- **YOUR TASK**
Give back every line exactly as it appears, pictures excluded.

- **INFORMATION SHOWN**
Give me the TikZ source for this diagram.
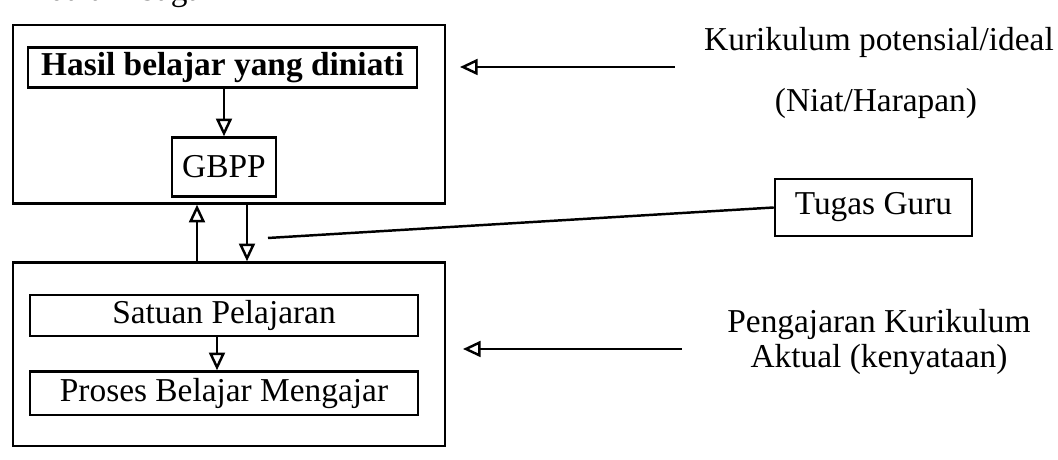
\documentclass[tikz,border=0pt]{standalone}
\usepackage{fontspec}
\setmainfont{Liberation Serif}
\usetikzlibrary{arrows.meta}

\begin{document}
\begin{tikzpicture}[font=\fontsize{9.5pt}{9.7pt}\selectfont,
  kotak/.style={draw, line width=0.7pt, inner sep=0pt},
  panah/.style={line width=0.7pt, -{Triangle[open, length=5pt, width=4.5pt]}}]
\useasboundingbox (0,0) rectangle (10.58,-4.60);
\node[anchor=base west] (judul) at (0.37,-0.01) {dalam bagan};

\node[kotak, minimum width=4.32cm, minimum height=1.785cm] (atas) at (2.29,-1.1425) {};
\node[kotak, minimum width=3.89cm, minimum height=0.40cm, font=\fontsize{9.5pt}{9.7pt}\selectfont\bfseries] (hasil) at (2.225,-0.675) {Hasil belajar yang diniati};
\node[kotak, minimum width=1.04cm, minimum height=0.59cm] (gbpp) at (2.24,-1.67) {GBPP};
\draw[panah] (hasil.south -| gbpp.north) -- (gbpp.north);

\node[kotak, minimum width=4.32cm, minimum height=1.835cm] (bawah) at (2.29,-3.5425) {};
\node[kotak, minimum width=3.88cm, minimum height=0.41cm] (satuan) at (2.24,-3.155) {Satuan Pelajaran};
\node[kotak, minimum width=3.88cm, minimum height=0.435cm] (proses) at (2.24,-3.9325) {Proses Belajar Mengajar};
\draw[panah] ([xshift=-0.07cm]satuan.south) -- ([xshift=-0.07cm]proses.north);

\draw[panah] ([xshift=-0.32cm]bawah.north) -- ([xshift=-0.32cm]atas.south);
\draw[panah] ([xshift=0.18cm]atas.south) -- ([xshift=0.18cm]bawah.north);

\node[] (kurikulum) at (8.79,-0.42) {Kurikulum potensial/ideal};
\node[] (niat) at (8.76,-1.035) {(Niat/Harapan)};
\coordinate (kurA) at (6.75,-0.67);
\coordinate (kurB) at (4.60,-0.67);
\draw[panah] (kurA) -- (kurB);

\node[kotak, minimum width=1.97cm, minimum height=0.57cm] (tugas) at (8.735,-2.075) {Tugas Guru};
\coordinate (tg) at (2.68,-2.38);
\draw[line width=0.7pt] (tugas.west) -- (tg);

\node[align=center] (pengajaran) at (8.79,-3.42) {Pengajaran Kurikulum\\Aktual (kenyataan)};
\coordinate (pgA) at (6.82,-3.49);
\coordinate (pgB) at (4.63,-3.49);
\draw[panah] (pgA) -- (pgB);
\end{tikzpicture}
\end{document}
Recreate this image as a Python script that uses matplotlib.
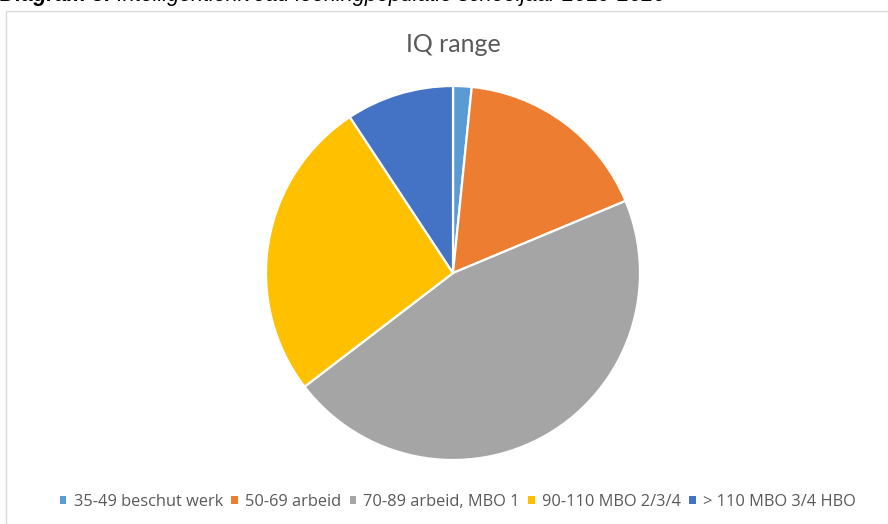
import matplotlib
matplotlib.use('Agg')
import matplotlib.pyplot as plt
from matplotlib.patches import Rectangle, Patch

W, H = 888, 524

labels = ['35-49 beschut werk', '50-69 arbeid', '70-89 arbeid, MBO 1',
          '90-110 MBO 2/3/4', '> 110 MBO 3/4 HBO']
shares = [1.6, 17.1, 45.9, 26.1, 9.3]
colors = ['#5B9BD5', '#ED7D31', '#A5A5A5', '#FFC000', '#4472C4']
chart_title = 'IQ range'
caption_bold = 'Diagram 3:'
caption_rest = ' Intelligentieniveau leerlingpopulatie schooljaar 2019-2020'

fig = plt.figure(figsize=(W / 100, H / 100), dpi=100)

# chart frame (cut off at right/bottom like the screenshot)
fig.patches.append(Rectangle((6 / W, -0.1), 1.2, 1 - 11 / H + 0.1,
                             transform=fig.transFigure, fill=False,
                             edgecolor='#D9D9D9', linewidth=1.0))

# caption above the chart, mostly cut off by the crop
cap_y = 1 - 1.5 / H
t1 = fig.text(0.0, cap_y, caption_bold, fontsize=15.5, fontweight='bold',
              fontstyle='italic', family='Liberation Sans', va='baseline', ha='left')
renderer = fig.canvas.get_renderer()
x_end = t1.get_window_extent(renderer).x1 / W
fig.text(x_end, cap_y, caption_rest, fontsize=15.5,
         fontstyle='italic', family='Liberation Sans', va='baseline', ha='left')

cx, cy, r = 453, 273, 187
ax = fig.add_axes([(cx - r) / W, (H - cy - r) / H, 2 * r / W, 2 * r / H])
ax.pie(shares, colors=colors, startangle=90, counterclock=False,
       wedgeprops=dict(edgecolor='white', linewidth=1.6))
ax.set_xlim(-1, 1)
ax.set_ylim(-1, 1)
ax.set_aspect('equal')

fig.text(cx / W, 1 - 45 / H, chart_title, ha='center', va='center',
         fontsize=18, color='#595959', family='Lato')

handles = [Patch(facecolor=c, edgecolor='none') for c in colors]
fig.legend(handles, labels, loc='center', bbox_to_anchor=(458 / W, 1 - 502 / H),
           ncol=5, frameon=False, labelcolor='#595959',
           prop={'family': 'Open Sans', 'size': 11.8},
           handlelength=0.4, handleheight=0.4, handletextpad=0.45,
           columnspacing=0.5)

fig.savefig('out.png', dpi=100)
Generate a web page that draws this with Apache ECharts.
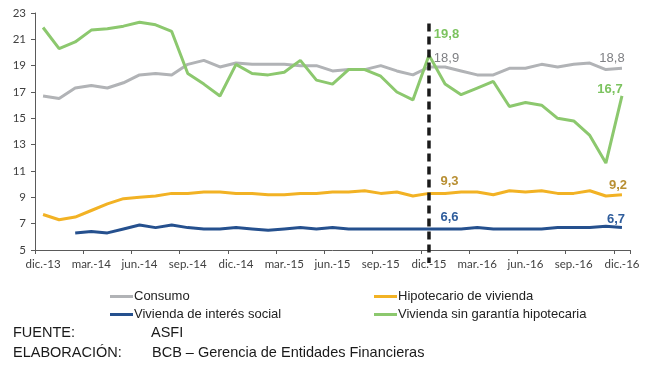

- **WRITTEN SOLUTION**
Give me the TikZ source for this diagram.
\documentclass[tikz,border=0pt]{standalone}
\usepackage{fontspec}
\setmainfont{Liberation Serif}
\usetikzlibrary{arrows.meta}

\begin{document}
\begin{tikzpicture}[font=\fontsize{9.5pt}{9.7pt}\selectfont,
  kotak/.style={draw, line width=0.7pt, inner sep=0pt},
  panah/.style={line width=0.7pt, -{Triangle[open, length=5pt, width=4.5pt]}}]
\useasboundingbox (0,0) rectangle (10.58,-4.60);
\node[anchor=base west] (judul) at (0.37,-0.01) {dalam bagan};

\node[kotak, minimum width=4.32cm, minimum height=1.785cm] (atas) at (2.29,-1.1425) {};
\node[kotak, minimum width=3.89cm, minimum height=0.40cm, font=\fontsize{9.5pt}{9.7pt}\selectfont\bfseries] (hasil) at (2.225,-0.675) {Hasil belajar yang diniati};
\node[kotak, minimum width=1.04cm, minimum height=0.59cm] (gbpp) at (2.24,-1.67) {GBPP};
\draw[panah] (hasil.south -| gbpp.north) -- (gbpp.north);

\node[kotak, minimum width=4.32cm, minimum height=1.835cm] (bawah) at (2.29,-3.5425) {};
\node[kotak, minimum width=3.88cm, minimum height=0.41cm] (satuan) at (2.24,-3.155) {Satuan Pelajaran};
\node[kotak, minimum width=3.88cm, minimum height=0.435cm] (proses) at (2.24,-3.9325) {Proses Belajar Mengajar};
\draw[panah] ([xshift=-0.07cm]satuan.south) -- ([xshift=-0.07cm]proses.north);

\draw[panah] ([xshift=-0.32cm]bawah.north) -- ([xshift=-0.32cm]atas.south);
\draw[panah] ([xshift=0.18cm]atas.south) -- ([xshift=0.18cm]bawah.north);

\node[] (kurikulum) at (8.79,-0.42) {Kurikulum potensial/ideal};
\node[] (niat) at (8.76,-1.035) {(Niat/Harapan)};
\coordinate (kurA) at (6.75,-0.67);
\coordinate (kurB) at (4.60,-0.67);
\draw[panah] (kurA) -- (kurB);

\node[kotak, minimum width=1.97cm, minimum height=0.57cm] (tugas) at (8.735,-2.075) {Tugas Guru};
\coordinate (tg) at (2.68,-2.38);
\draw[line width=0.7pt] (tugas.west) -- (tg);

\node[align=center] (pengajaran) at (8.79,-3.42) {Pengajaran Kurikulum\\Aktual (kenyataan)};
\coordinate (pgA) at (6.82,-3.49);
\coordinate (pgB) at (4.63,-3.49);
\draw[panah] (pgA) -- (pgB);
\end{tikzpicture}
\end{document}
Recreate this image as a Python script that uses matplotlib.
import matplotlib
matplotlib.use('Agg')
import matplotlib.pyplot as plt
from matplotlib.patches import Rectangle, Patch

W, H = 888, 524

labels = ['35-49 beschut werk', '50-69 arbeid', '70-89 arbeid, MBO 1',
          '90-110 MBO 2/3/4', '> 110 MBO 3/4 HBO']
shares = [1.6, 17.1, 45.9, 26.1, 9.3]
colors = ['#5B9BD5', '#ED7D31', '#A5A5A5', '#FFC000', '#4472C4']
chart_title = 'IQ range'
caption_bold = 'Diagram 3:'
caption_rest = ' Intelligentieniveau leerlingpopulatie schooljaar 2019-2020'

fig = plt.figure(figsize=(W / 100, H / 100), dpi=100)

# chart frame (cut off at right/bottom like the screenshot)
fig.patches.append(Rectangle((6 / W, -0.1), 1.2, 1 - 11 / H + 0.1,
                             transform=fig.transFigure, fill=False,
                             edgecolor='#D9D9D9', linewidth=1.0))

# caption above the chart, mostly cut off by the crop
cap_y = 1 - 1.5 / H
t1 = fig.text(0.0, cap_y, caption_bold, fontsize=15.5, fontweight='bold',
              fontstyle='italic', family='Liberation Sans', va='baseline', ha='left')
renderer = fig.canvas.get_renderer()
x_end = t1.get_window_extent(renderer).x1 / W
fig.text(x_end, cap_y, caption_rest, fontsize=15.5,
         fontstyle='italic', family='Liberation Sans', va='baseline', ha='left')

cx, cy, r = 453, 273, 187
ax = fig.add_axes([(cx - r) / W, (H - cy - r) / H, 2 * r / W, 2 * r / H])
ax.pie(shares, colors=colors, startangle=90, counterclock=False,
       wedgeprops=dict(edgecolor='white', linewidth=1.6))
ax.set_xlim(-1, 1)
ax.set_ylim(-1, 1)
ax.set_aspect('equal')

fig.text(cx / W, 1 - 45 / H, chart_title, ha='center', va='center',
         fontsize=18, color='#595959', family='Lato')

handles = [Patch(facecolor=c, edgecolor='none') for c in colors]
fig.legend(handles, labels, loc='center', bbox_to_anchor=(458 / W, 1 - 502 / H),
           ncol=5, frameon=False, labelcolor='#595959',
           prop={'family': 'Open Sans', 'size': 11.8},
           handlelength=0.4, handleheight=0.4, handletextpad=0.45,
           columnspacing=0.5)

fig.savefig('out.png', dpi=100)
Generate a web page that draws this with Apache ECharts.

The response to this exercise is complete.